→ Task to carry out:
Output the full listing below exactly as it reads, and skip anything that is a picture.

◆ ◆ ◆ ◆ ◆ ◆ ◆

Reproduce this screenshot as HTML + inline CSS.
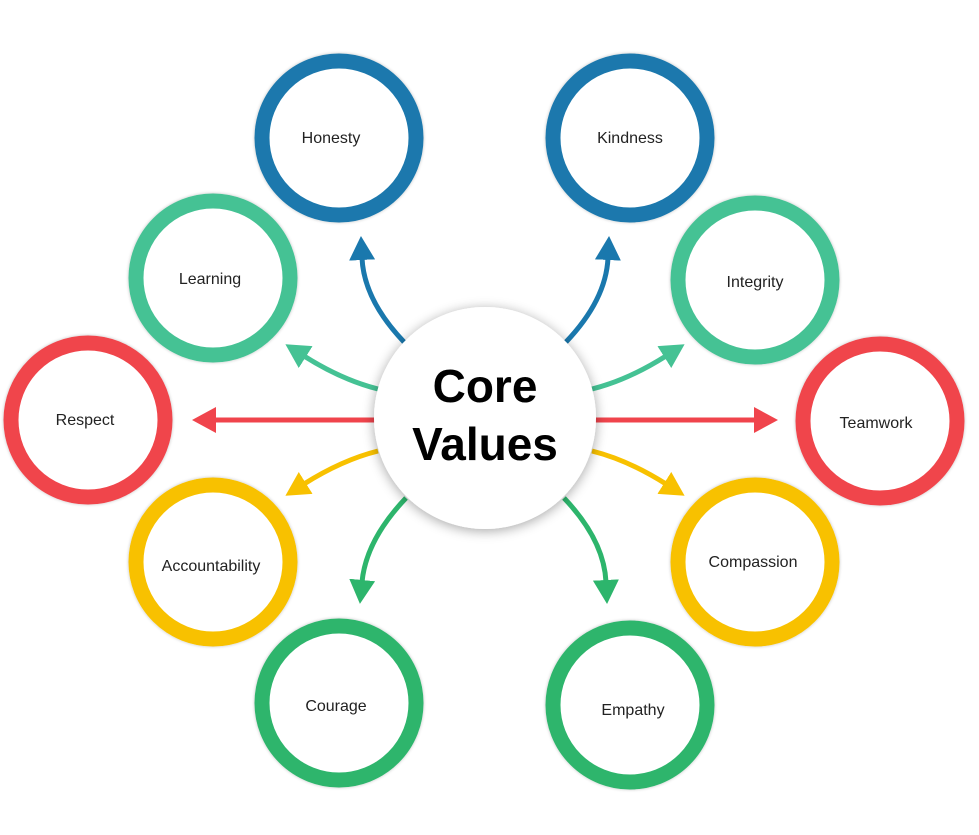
<!DOCTYPE html>
<html><head><meta charset="utf-8">
<style>
html,body{margin:0;padding:0;background:#fff;}
svg{display:block;}
text{font-family:"Liberation Sans",sans-serif;}
</style></head>
<body>
<svg width="979" height="835" viewBox="0 0 979 835" xmlns="http://www.w3.org/2000/svg">
<defs>
  <filter id="sh" x="-30%" y="-30%" width="160%" height="160%">
    <feGaussianBlur in="SourceAlpha" stdDeviation="6"/>
    <feOffset dx="0" dy="2"/>
    <feComponentTransfer><feFuncA type="linear" slope="0.35"/></feComponentTransfer>
    <feMerge><feMergeNode/><feMergeNode in="SourceGraphic"/></feMerge>
  </filter>
  <filter id="rs" x="-10%" y="-10%" width="120%" height="120%">
    <feGaussianBlur in="SourceAlpha" stdDeviation="1.5"/>
    <feComponentTransfer><feFuncA type="linear" slope="0.25"/></feComponentTransfer>
    <feMerge><feMergeNode/><feMergeNode in="SourceGraphic"/></feMerge>
  </filter>
  <marker id="mb" markerUnits="userSpaceOnUse" markerWidth="30" markerHeight="30" refX="2" refY="13" orient="auto"><path d="M0,0 L24,13 L0,26 Z" fill="#1a78ad"/></marker>
  <marker id="mt" markerUnits="userSpaceOnUse" markerWidth="30" markerHeight="30" refX="2" refY="13" orient="auto"><path d="M0,0 L24,13 L0,26 Z" fill="#45c294"/></marker>
  <marker id="mr" markerUnits="userSpaceOnUse" markerWidth="30" markerHeight="30" refX="2" refY="13" orient="auto"><path d="M0,0 L24,13 L0,26 Z" fill="#f0444c"/></marker>
  <marker id="my" markerUnits="userSpaceOnUse" markerWidth="30" markerHeight="30" refX="2" refY="13" orient="auto"><path d="M0,0 L24,13 L0,26 Z" fill="#f8c100"/></marker>
  <marker id="mg" markerUnits="userSpaceOnUse" markerWidth="30" markerHeight="30" refX="2" refY="13" orient="auto"><path d="M0,0 L24,13 L0,26 Z" fill="#2db56c"/></marker>
</defs>

<!-- arrows -->
<g fill="none" stroke-width="5">
  <path d="M404,342 Q364,300 362,258" stroke="#1a78ad" marker-end="url(#mb)"/>
  <path d="M566,342 Q606,300 608,258" stroke="#1a78ad" marker-end="url(#mb)"/>
  <path d="M378,389 Q342,380 304,356" stroke="#45c294" marker-end="url(#mt)"/>
  <path d="M592,389 Q628,380 666,356" stroke="#45c294" marker-end="url(#mt)"/>
  <path d="M380,420 L214,420" stroke="#f0444c" marker-end="url(#mr)"/>
  <path d="M590,420 L756,420" stroke="#f0444c" marker-end="url(#mr)"/>
  <path d="M378,451 Q342,460 304,484" stroke="#f8c100" marker-end="url(#my)"/>
  <path d="M592,451 Q628,460 666,484" stroke="#f8c100" marker-end="url(#my)"/>
  <path d="M406,498 Q366,540 362,582" stroke="#2db56c" marker-end="url(#mg)"/>
  <path d="M564,498 Q604,540 606,582" stroke="#2db56c" marker-end="url(#mg)"/>
</g>

<!-- rings -->
<g fill="#fff" stroke-width="15" filter="url(#rs)">
  <circle cx="339" cy="138" r="77" stroke="#1a78ad"/>
  <circle cx="630" cy="138" r="77" stroke="#1a78ad"/>
  <circle cx="213" cy="278" r="77" stroke="#45c294"/>
  <circle cx="755" cy="280" r="77" stroke="#45c294"/>
  <circle cx="88" cy="420" r="77" stroke="#f0444c"/>
  <circle cx="880" cy="421" r="77" stroke="#f0444c"/>
  <circle cx="213" cy="562" r="77" stroke="#f8c100"/>
  <circle cx="755" cy="562" r="77" stroke="#f8c100"/>
  <circle cx="339" cy="703" r="77" stroke="#2db56c"/>
  <circle cx="630" cy="705" r="77" stroke="#2db56c"/>
</g>

<!-- center -->
<circle cx="485" cy="418" r="111" fill="#fff" filter="url(#sh)"/>
<text x="485" y="402" font-size="46" font-weight="bold" text-anchor="middle" fill="#000">Core</text>
<text x="485" y="460" font-size="46" font-weight="bold" text-anchor="middle" fill="#000">Values</text>

<g font-size="16" text-anchor="middle" fill="#222">
  <text x="331" y="143">Honesty</text>
  <text x="630" y="143">Kindness</text>
  <text x="210" y="284">Learning</text>
  <text x="755" y="287">Integrity</text>
  <text x="85" y="425">Respect</text>
  <text x="876" y="428">Teamwork</text>
  <text x="211" y="571">Accountability</text>
  <text x="753" y="567">Compassion</text>
  <text x="336" y="711">Courage</text>
  <text x="633" y="715">Empathy</text>
</g>
</svg>
</body></html>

◆ ◆ ◆ ◆ ◆ ◆ ◆

→ Exercise response:
Reproduce this screenshot as HTML + inline CSS.
<!DOCTYPE html>
<html><head><meta charset="utf-8">
<style>
html,body{margin:0;padding:0;background:#fff;}
svg{display:block;}
text{font-family:"Liberation Sans",sans-serif;}
</style></head>
<body>
<svg width="979" height="835" viewBox="0 0 979 835" xmlns="http://www.w3.org/2000/svg">
<defs>
  <filter id="sh" x="-30%" y="-30%" width="160%" height="160%">
    <feGaussianBlur in="SourceAlpha" stdDeviation="6"/>
    <feOffset dx="0" dy="2"/>
    <feComponentTransfer><feFuncA type="linear" slope="0.35"/></feComponentTransfer>
    <feMerge><feMergeNode/><feMergeNode in="SourceGraphic"/></feMerge>
  </filter>
  <filter id="rs" x="-10%" y="-10%" width="120%" height="120%">
    <feGaussianBlur in="SourceAlpha" stdDeviation="1.5"/>
    <feComponentTransfer><feFuncA type="linear" slope="0.25"/></feComponentTransfer>
    <feMerge><feMergeNode/><feMergeNode in="SourceGraphic"/></feMerge>
  </filter>
  <marker id="mb" markerUnits="userSpaceOnUse" markerWidth="30" markerHeight="30" refX="2" refY="13" orient="auto"><path d="M0,0 L24,13 L0,26 Z" fill="#1a78ad"/></marker>
  <marker id="mt" markerUnits="userSpaceOnUse" markerWidth="30" markerHeight="30" refX="2" refY="13" orient="auto"><path d="M0,0 L24,13 L0,26 Z" fill="#45c294"/></marker>
  <marker id="mr" markerUnits="userSpaceOnUse" markerWidth="30" markerHeight="30" refX="2" refY="13" orient="auto"><path d="M0,0 L24,13 L0,26 Z" fill="#f0444c"/></marker>
  <marker id="my" markerUnits="userSpaceOnUse" markerWidth="30" markerHeight="30" refX="2" refY="13" orient="auto"><path d="M0,0 L24,13 L0,26 Z" fill="#f8c100"/></marker>
  <marker id="mg" markerUnits="userSpaceOnUse" markerWidth="30" markerHeight="30" refX="2" refY="13" orient="auto"><path d="M0,0 L24,13 L0,26 Z" fill="#2db56c"/></marker>
</defs>

<!-- arrows -->
<g fill="none" stroke-width="5">
  <path d="M404,342 Q364,300 362,258" stroke="#1a78ad" marker-end="url(#mb)"/>
  <path d="M566,342 Q606,300 608,258" stroke="#1a78ad" marker-end="url(#mb)"/>
  <path d="M378,389 Q342,380 304,356" stroke="#45c294" marker-end="url(#mt)"/>
  <path d="M592,389 Q628,380 666,356" stroke="#45c294" marker-end="url(#mt)"/>
  <path d="M380,420 L214,420" stroke="#f0444c" marker-end="url(#mr)"/>
  <path d="M590,420 L756,420" stroke="#f0444c" marker-end="url(#mr)"/>
  <path d="M378,451 Q342,460 304,484" stroke="#f8c100" marker-end="url(#my)"/>
  <path d="M592,451 Q628,460 666,484" stroke="#f8c100" marker-end="url(#my)"/>
  <path d="M406,498 Q366,540 362,582" stroke="#2db56c" marker-end="url(#mg)"/>
  <path d="M564,498 Q604,540 606,582" stroke="#2db56c" marker-end="url(#mg)"/>
</g>

<!-- rings -->
<g fill="#fff" stroke-width="15" filter="url(#rs)">
  <circle cx="339" cy="138" r="77" stroke="#1a78ad"/>
  <circle cx="630" cy="138" r="77" stroke="#1a78ad"/>
  <circle cx="213" cy="278" r="77" stroke="#45c294"/>
  <circle cx="755" cy="280" r="77" stroke="#45c294"/>
  <circle cx="88" cy="420" r="77" stroke="#f0444c"/>
  <circle cx="880" cy="421" r="77" stroke="#f0444c"/>
  <circle cx="213" cy="562" r="77" stroke="#f8c100"/>
  <circle cx="755" cy="562" r="77" stroke="#f8c100"/>
  <circle cx="339" cy="703" r="77" stroke="#2db56c"/>
  <circle cx="630" cy="705" r="77" stroke="#2db56c"/>
</g>

<!-- center -->
<circle cx="485" cy="418" r="111" fill="#fff" filter="url(#sh)"/>
<text x="485" y="402" font-size="46" font-weight="bold" text-anchor="middle" fill="#000">Core</text>
<text x="485" y="460" font-size="46" font-weight="bold" text-anchor="middle" fill="#000">Values</text>

<g font-size="16" text-anchor="middle" fill="#222">
  <text x="331" y="143">Honesty</text>
  <text x="630" y="143">Kindness</text>
  <text x="210" y="284">Learning</text>
  <text x="755" y="287">Integrity</text>
  <text x="85" y="425">Respect</text>
  <text x="876" y="428">Teamwork</text>
  <text x="211" y="571">Accountability</text>
  <text x="753" y="567">Compassion</text>
  <text x="336" y="711">Courage</text>
  <text x="633" y="715">Empathy</text>
</g>
</svg>
</body></html>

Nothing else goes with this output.